Tessier framed the question with the following context: “I think there’s a belief [among brokers] that there is a threat because some of the stuff people have given you through portals and applications, you can take that electronically, data mine it, and then it can be turned around to say, ‘Well you know, the risk on this guy isn’t very good, and we don’t want to do business with you anymore.’”

For their part, CEOs on the panel appeared perplexed by the idea of using consumer data in a way that might undermine the success of the broker sales force.

“I guess the question would be, why would you [insurers] do that?” Bob Tisdale, president and CEO of Pembridge Insurance Company, asked rhetorically. “Why would you take data that your broker has given you and then turn it around and use the data against the broker?

“There will be a lot more usage of data to help brokers acquire customers, and help them understand where the best risks are, and the characteristics that create the best risks, the best loss ratios, and the best retention. We’ve done a lot of work on helping brokers understand the lifetime value of the customer; how likely that customer will be to retain; and how much profitability will be in the customer over time. That’s where the focus is, not on how to cut the broker out. If we did that, you would stop supporting us.”

Louis Gagnon, president of Intact Financial Corporation’s Canadian operations, noted that Intact sold 20% of its business through the direct channel a decade ago. Now that percentage is down to 10%, he said, implying that more of Intact’s business is done through the broker channel today.

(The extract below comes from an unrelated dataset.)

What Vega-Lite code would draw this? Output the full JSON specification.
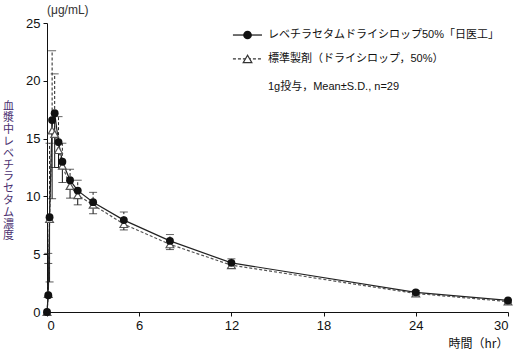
{
  "$schema": "https://vega.github.io/schema/vega-lite/v6.json",
  "autosize": "none",
  "width": 461,
  "height": 289,
  "padding": {"left": 47, "top": 23, "right": 10, "bottom": 39},
  "background": "white",
  "title": {"text": "(μg/mL)", "anchor": "start", "frame": "group", "fontSize": 12, "fontWeight": "normal", "font": "Liberation Sans", "offset": 0, "color": "#333"},
  "config": {
    "view": {"stroke": null},
    "font": "Liberation Sans, Noto Sans CJK JP",
    "axis": {"grid": false, "domainColor": "#111", "tickColor": "#111", "labelColor": "#111", "labelFont": "Liberation Sans", "labelFontSize": 13, "tickSize": 4, "domainWidth": 1, "tickWidth": 1}
  },
  "datasets": {
    "pk": [
      {"series": "A", "t": 0, "c": 0},
      {"series": "A", "t": 0.083, "c": 1.45},
      {"series": "A", "t": 0.167, "c": 8.2},
      {"series": "A", "t": 0.333, "c": 16.6},
      {"series": "A", "t": 0.5, "c": 17.2},
      {"series": "A", "t": 0.75, "c": 14.7},
      {"series": "A", "t": 1, "c": 13.0},
      {"series": "A", "t": 1.5, "c": 11.4},
      {"series": "A", "t": 2, "c": 10.5},
      {"series": "A", "t": 3, "c": 9.5},
      {"series": "A", "t": 5, "c": 7.95},
      {"series": "A", "t": 8, "c": 6.15},
      {"series": "A", "t": 12, "c": 4.25},
      {"series": "A", "t": 24, "c": 1.7},
      {"series": "A", "t": 30, "c": 1.0},
      {"series": "B", "t": 0, "c": 0},
      {"series": "B", "t": 0.083, "c": 1.55},
      {"series": "B", "t": 0.167, "c": 8.05},
      {"series": "B", "t": 0.333, "c": 15.7},
      {"series": "B", "t": 0.5, "c": 15.4},
      {"series": "B", "t": 0.75, "c": 14.0},
      {"series": "B", "t": 1, "c": 12.65},
      {"series": "B", "t": 1.5, "c": 10.9},
      {"series": "B", "t": 2, "c": 10.1},
      {"series": "B", "t": 3, "c": 9.27},
      {"series": "B", "t": 5, "c": 7.6},
      {"series": "B", "t": 8, "c": 5.85},
      {"series": "B", "t": 12, "c": 4.05},
      {"series": "B", "t": 24, "c": 1.6},
      {"series": "B", "t": 30, "c": 0.9}
    ],
    "bars": [
      {"series": "A", "t": 0.083, "c": 1.45, "err": 4.2},
      {"series": "A", "t": 0.167, "c": 8.2, "err": 2.6},
      {"series": "A", "t": 0.333, "c": 16.6, "err": 9.8},
      {"series": "A", "t": 0.5, "c": 17.2, "err": 12.5},
      {"series": "A", "t": 0.75, "c": 14.7, "err": 12.5},
      {"series": "A", "t": 1, "c": 13.0, "err": 11.2},
      {"series": "A", "t": 1.5, "c": 11.4, "err": 9.85},
      {"series": "A", "t": 2, "c": 10.5, "err": 9.27},
      {"series": "A", "t": 3, "c": 9.5, "err": 8.5},
      {"series": "A", "t": 5, "c": 7.95, "err": 7.1},
      {"series": "A", "t": 8, "c": 6.15, "err": 5.4},
      {"series": "A", "t": 12, "c": 4.25, "err": 3.8},
      {"series": "A", "t": 24, "c": 1.7, "err": 1.5},
      {"series": "A", "t": 30, "c": 1.0, "err": 0.85},
      {"series": "B", "t": 0.083, "c": 1.55, "err": 5.07},
      {"series": "B", "t": 0.167, "c": 8.05, "err": 14.6},
      {"series": "B", "t": 0.333, "c": 15.7, "err": 22.6},
      {"series": "B", "t": 0.5, "c": 15.4, "err": 20.6},
      {"series": "B", "t": 0.75, "c": 14.0, "err": 16.9},
      {"series": "B", "t": 1, "c": 12.65, "err": 14.6},
      {"series": "B", "t": 1.5, "c": 10.9, "err": 12.35},
      {"series": "B", "t": 2, "c": 10.1, "err": 11.4},
      {"series": "B", "t": 3, "c": 9.27, "err": 10.35},
      {"series": "B", "t": 5, "c": 7.6, "err": 8.65},
      {"series": "B", "t": 8, "c": 5.85, "err": 6.7},
      {"series": "B", "t": 12, "c": 4.05, "err": 4.6},
      {"series": "B", "t": 24, "c": 1.6, "err": 1.85},
      {"series": "B", "t": 30, "c": 0.9, "err": 1.05}
    ],
    "legendLines": [
      {"series": "A", "t": 12.1, "t2": 13.99, "c": 23.96},
      {"series": "B", "t": 12.1, "t2": 13.99, "c": 21.89}
    ],
    "legendPoints": [
      {"series": "A", "t": 13.05, "c": 23.96},
      {"series": "B", "t": 13.05, "c": 21.89}
    ],
    "legendText": [
      {"t": 14.38, "c": 23.96, "label": "レベチラセタムドライシロップ50%「日医工」"},
      {"t": 14.38, "c": 21.89, "label": "標準製剤（ドライシロップ，50%）"},
      {"t": 14.38, "c": 19.46, "label": "1g投与，Mean±S.D., n=29"}
    ]
  },
  "encoding": {
    "x": {"field": "t", "type": "quantitative",
      "scale": {"domain": [0, 30], "nice": false, "zero": true},
      "axis": {"values": [0, 6, 12, 18, 24, 30], "title": "時間（hr）", "titleAnchor": "end", "titleAlign": "right", "titleFont": "Noto Sans CJK JP", "titleFontSize": 12, "titleFontWeight": "normal", "titleColor": "#111", "titleBaseline": "alphabetic", "titleY": 35, "labelPadding": 3}},
    "y": {"field": "c", "type": "quantitative",
      "scale": {"domain": [0, 25], "nice": false},
      "axis": {"values": [0, 5, 10, 15, 20, 25], "title": ["血", "漿", "中", "レ", "ベ", "チ", "ラ", "セ", "タ", "ム", "濃", "度"], "titleAngle": 0, "titleAlign": "center", "titleBaseline": "top", "titleX": -39, "titleY": 77, "titleLineHeight": 11.8, "titleFont": "Noto Sans CJK JP", "titleFontSize": 11, "titleFontWeight": "normal", "titleColor": "#4a3070", "labelPadding": 3}}
  },
  "layer": [
    {"data": {"name": "bars"}, "transform": [{"filter": "datum.series === 'A'"}],
      "mark": {"type": "rule", "color": "#111", "strokeWidth": 1},
      "encoding": {"y2": {"field": "err"}}},
    {"data": {"name": "bars"}, "transform": [{"filter": "datum.series === 'A'"}],
      "mark": {"type": "tick", "orient": "horizontal", "size": 8, "thickness": 1, "color": "#111"},
      "encoding": {"y": {"field": "err", "type": "quantitative"}}},
    {"data": {"name": "bars"}, "transform": [{"filter": "datum.series === 'B'"}],
      "mark": {"type": "rule", "color": "#222", "strokeWidth": 1, "strokeDash": [3, 2]},
      "encoding": {"y2": {"field": "err"}}},
    {"data": {"name": "bars"}, "transform": [{"filter": "datum.series === 'B'"}],
      "mark": {"type": "tick", "orient": "horizontal", "size": 8, "thickness": 1, "color": "#222", "strokeDash": [3, 2]},
      "encoding": {"y": {"field": "err", "type": "quantitative"}}},
    {"data": {"name": "pk"}, "transform": [{"filter": "datum.series === 'B'"}],
      "mark": {"type": "line", "color": "#555", "strokeWidth": 1.2, "strokeDash": [3, 2]},
      "encoding": {}},
    {"data": {"name": "pk"}, "transform": [{"filter": "datum.series === 'A'"}],
      "mark": {"type": "line", "color": "#222", "strokeWidth": 1.2},
      "encoding": {}},
    {"data": {"name": "pk"}, "transform": [{"filter": "datum.series === 'B'"}],
      "mark": {"type": "point", "shape": "triangle-up", "filled": true, "fill": "white", "stroke": "#555", "strokeWidth": 1.2, "size": 60, "opacity": 1},
      "encoding": {}},
    {"data": {"name": "pk"}, "transform": [{"filter": "datum.series === 'A'"}],
      "mark": {"type": "circle", "color": "#111", "size": 62, "opacity": 1},
      "encoding": {}},
    {"data": {"name": "legendLines"}, "transform": [{"filter": "datum.series === 'A'"}],
      "mark": {"type": "rule", "color": "#111", "strokeWidth": 1.2},
      "encoding": {"x2": {"field": "t2"}}},
    {"data": {"name": "legendLines"}, "transform": [{"filter": "datum.series === 'B'"}],
      "mark": {"type": "rule", "color": "#333", "strokeWidth": 1.2, "strokeDash": [3, 2]},
      "encoding": {"x2": {"field": "t2"}}},
    {"data": {"name": "legendPoints"}, "transform": [{"filter": "datum.series === 'A'"}],
      "mark": {"type": "circle", "color": "#111", "size": 75, "opacity": 1},
      "encoding": {}},
    {"data": {"name": "legendPoints"}, "transform": [{"filter": "datum.series === 'B'"}],
      "mark": {"type": "point", "shape": "triangle-up", "filled": true, "fill": "white", "stroke": "#333", "strokeWidth": 1.2, "size": 75, "opacity": 1},
      "encoding": {}},
    {"data": {"name": "legendText"},
      "mark": {"type": "text", "align": "left", "baseline": "middle", "fontSize": 11, "font": "Liberation Sans, Noto Sans CJK JP", "color": "#111"},
      "encoding": {"text": {"field": "label"}}}
  ]
}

“We’ve invested $7-billion investment in the broker channel over the last 10 years,” Gagnon told brokers attending the CEO panel. “Tell me how much I have to lose if I do stupid things like using your data to promote my own goods? I want you to know, we want to use the data for the right reasons in the channel from which the data came….

“There is a fear in this world of data, that we will use data in a way that is not proper. Like Bob [Tisdale] was saying, if that happened, we would be dead.”

Panelist Carol Jardine, president of Canadian operations at Wawanesa Mutual Insurance, observed that Canada’s privacy law, the Personal Information Protection and Electronic Documents Act (PIPEDA), is very strict about how insurers are allowed to collect data.

“In Canada, we have very strict PIPEDA requirements that legislate how long can we keep the data, what can we do with it, the consent that’s required,” Jardine said. “I’m more worried about the cyber security of data than I am about the use of the data by insurance companies or brokers. I’m more worried about the wrong people getting access to our data than the usage of the data by us, because we are highly regulated about what we can do with data.”

Gagnon added that the industry should be focused on making sure that large online aggregators of information, such as Facebook, Google and Amazon, are subject to the same strict privacy rules as Canadian property and casualty insurers when it comes to collecting data.

“When we collect data, we have a commitment and an obligation to respect the use of the data for the reason why we are collecting that data,” Gagnon said. “Google, and all of those big companies, do not have that obligation. I don’t know why as an industry we don’t really push the government to regulate those companies. We don’t sell our data, we don’t share our data with other providers. But the others are collecting all sorts of data for all sorts of reasons can do whatever they want with that data….

“As an industry, I think we should be more concerned about that than about what we do with our data.”